Encryption helps protect information from being accessed even when it’s intercepted by hackers, malicious actors, or nation-states that might try to steal personal or financial data. This secure means of scrambling and unscrambling information is key to blockchains like the Bitcoin network and cryptocurrency in general, which stores things like transaction details on a decentralized ledger made widely accessible over the internet.

What is Quantum Computing?

Quantum computing uses quantum mechanics to perform operations on data at much greater speeds than modern computers. Many times more powerful than an average desktop PC, quantum computers are attractive in calculation-heavy cryptography, but are much more challenging to build, program, and use. Their speed and processing power, crypto enthusiast fear, may one day be able to break the encryption used to secure Bitcoin.

“Some people in our industry call it Y2Q,” Konig said. “Y2Q,” Konig noted, is the unknown moment in the future when quantum computing achieves a mainstream breakthrough—referenced the way “Y2K” was used in the late 1990s in the computer industry.

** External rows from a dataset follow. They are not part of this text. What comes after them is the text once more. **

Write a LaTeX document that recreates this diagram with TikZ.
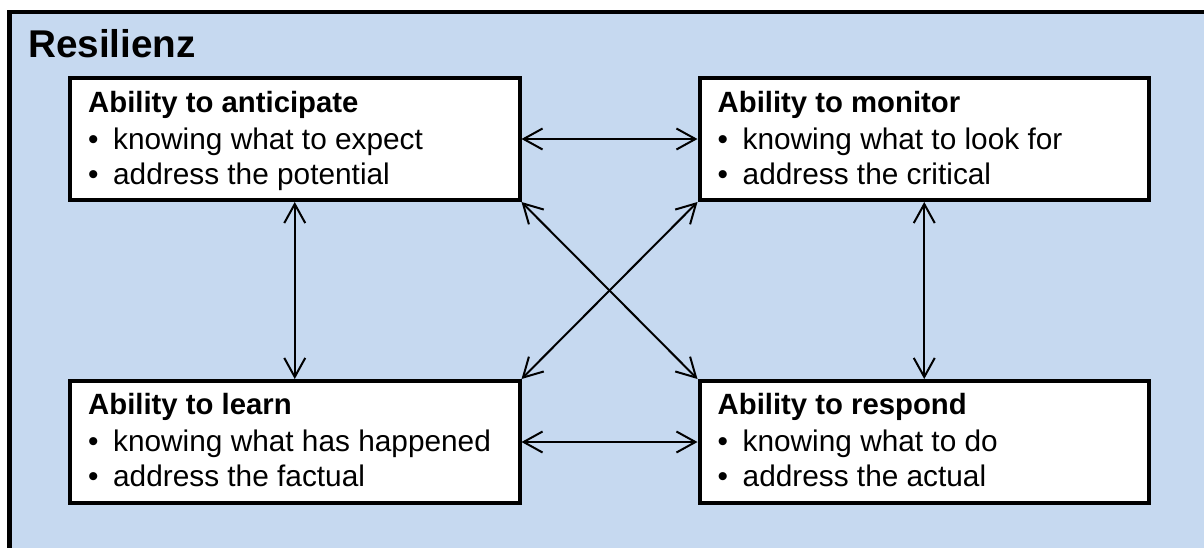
\documentclass[tikz,border=0pt]{standalone}
\usepackage{fontspec}
\setmainfont{Liberation Sans}
\usetikzlibrary{arrows.meta,calc}
\definecolor{panelblue}{RGB}{198,217,240}
\tikzset{
  abilitybox/.style={draw=black, line width=4pt, fill=white, rectangle,
    minimum width=449.5pt, minimum height=122pt, inner sep=0pt, anchor=north west},
  headline/.style={anchor=base west, inner sep=0pt, font=\fontsize{29.3}{35}\selectfont\bfseries},
  bulletline/.style={anchor=base west, inner sep=0pt, font=\fontsize{29.8}{35}\selectfont},
  link/.style={line width=2pt, {Straight Barb[length=19pt,width=21pt,line width=2pt]}-{Straight Barb[length=19pt,width=21pt,line width=2pt]}}
}
\newcommand{\itemmark}{\makebox[25pt][l]{•}}
\begin{document}
\begin{tikzpicture}[x=1pt,y=-1pt]
  \useasboundingbox (0,0) rectangle (1204,547);
  \begin{scope}
    \clip (0,0) rectangle (1204,547);
    % outer panel, running off the right and bottom edges
    \draw[line width=4.5pt, fill=panelblue] (9.5,12) rectangle (1230,580);
  \end{scope}
  \node[anchor=base west, inner sep=0pt, font=\fontsize{38.7}{44}\selectfont\bfseries] (title) at (28,57) {Resilienz};

  % the four abilities
  \node[abilitybox] (tl) at (68,76) {};
  \node[abilitybox] (tr) at (697.5,76) {};
  \node[abilitybox] (bl) at (68,379) {};
  \node[abilitybox] (br) at (697.5,379) {};

  \node[headline]   (tlh) at ($(tl.north west)+(20,36)$) {Ability to anticipate};
  \node[bulletline] (tla) at ($(tl.north west)+(20,73)$) {\itemmark knowing what to expect};
  \node[bulletline] (tlb) at ($(tl.north west)+(20,108)$) {\itemmark address the potential};

  \node[headline]   (trh) at ($(tr.north west)+(20,36)$) {Ability to monitor};
  \node[bulletline] (tra) at ($(tr.north west)+(20,73)$) {\itemmark knowing what to look for};
  \node[bulletline] (trb) at ($(tr.north west)+(20,108)$) {\itemmark address the critical};

  \node[headline]   (blh) at ($(bl.north west)+(20,35)$) {Ability to learn};
  \node[bulletline] (bla) at ($(bl.north west)+(20,72)$) {\itemmark knowing what has happened};
  \node[bulletline] (blb) at ($(bl.north west)+(20,107)$) {\itemmark address the factual};

  \node[headline]   (brh) at ($(br.north west)+(20,35)$) {Ability to respond};
  \node[bulletline] (bra) at ($(br.north west)+(20,72)$) {\itemmark knowing what to do};
  \node[bulletline] (brb) at ($(br.north west)+(20,107)$) {\itemmark address the actual};

  % mutual links
  \draw[link] (tl.east) -- (tr.west);
  \draw[link] (bl.east) -- (br.west);
  \draw[link] (tl.south) -- (bl.north);
  \draw[link] (tr.south) -- (br.north);
  \draw[link] (tl.south east) -- (br.north west);
  \draw[link] (tr.south west) -- (bl.north east);
\end{tikzpicture}
\end{document}
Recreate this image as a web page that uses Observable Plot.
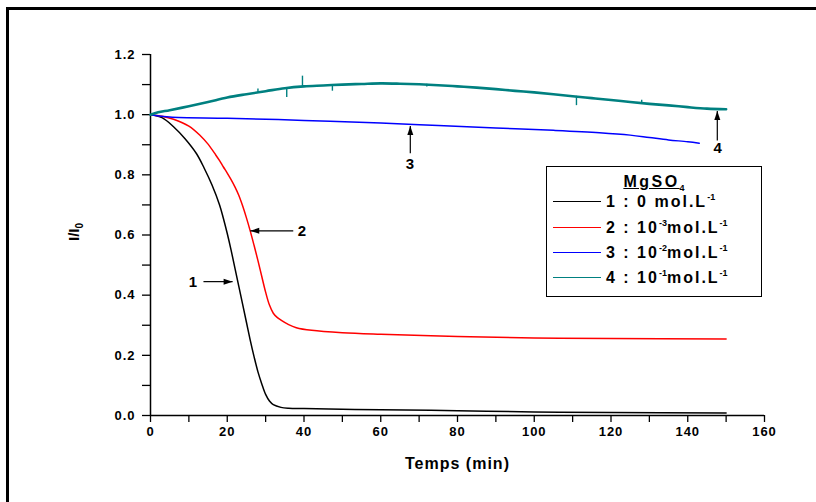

At the time, the industry looked to midnight, December 31, 1999, as the day when computers worldwide would go down, causing a global meltdown.

Konig says that while researchers do not know when Y2Q will happen, the industry is exploring the possibility of the day when quantum computers come into their own. “I think it’s going to take about ten years to happen,” he said. “But if you’re one of these providers with critical information, you need to worry about it today.”

What is the threat to Bitcoin?

Bitcoin has never been successfully hacked, but many see brute force attacks using quantum computers as the likely tool someone would use to take down Bitcoin.

According to the cybersecurity firm Kaspersky, a brute force attack uses trial-and-error to guess strings like login credentials and encryption keys, working through all possible combinations hoping to find a match. With current technology, these attacks can take years, even decades, to succeed.

Quantum computers could theoretically untangle complex encryption within hours or minutes.

“It would completely and utterly destroy the market,” David Schwed, COO of the blockchain security firm, Halborn, told us. “But it’s not just crypto; it’s anything encrypted; whether you’re breaking ECDSA (Elliptic Curve Digital Signature Algorithm) or breaking RSA, you’ll be able to break any encryption.”

Schwed believes that if researchers were successful in developing quantum computing, the first target would not be cryptocurrency but massive stores of leaked and stolen encrypted data that nation-states have accumulated over the years.

“[They are] just waiting for the day that they can decrypt that data,” he said. “That, to me, would be more concerning, not necessarily to crypto.”

“The Chinese are not going to tell us that they can break encryption if they can break encryption,” Schwed added. “They’re just going to break encryption and do whatever they’re gonna do with it.”

Schwed and Konig agree that announcing the ability to break encryption would be odd for a country to do.

Who is Working on Quantum Computing?

While quantum computers may still be years away from posing a threat to encryption and cryptocurrency, several companies—including Google, Microsoft, Amazon, Raytheon, and Lockheed Martin—have entered the race to bring quantum computing to the market.

“I think [it’s] extremely urgent,” Konig said. “Because no matter if it takes five years, ten, or even 15 years, patching your systems is going to take up considerable resources. So you really have to get started today.”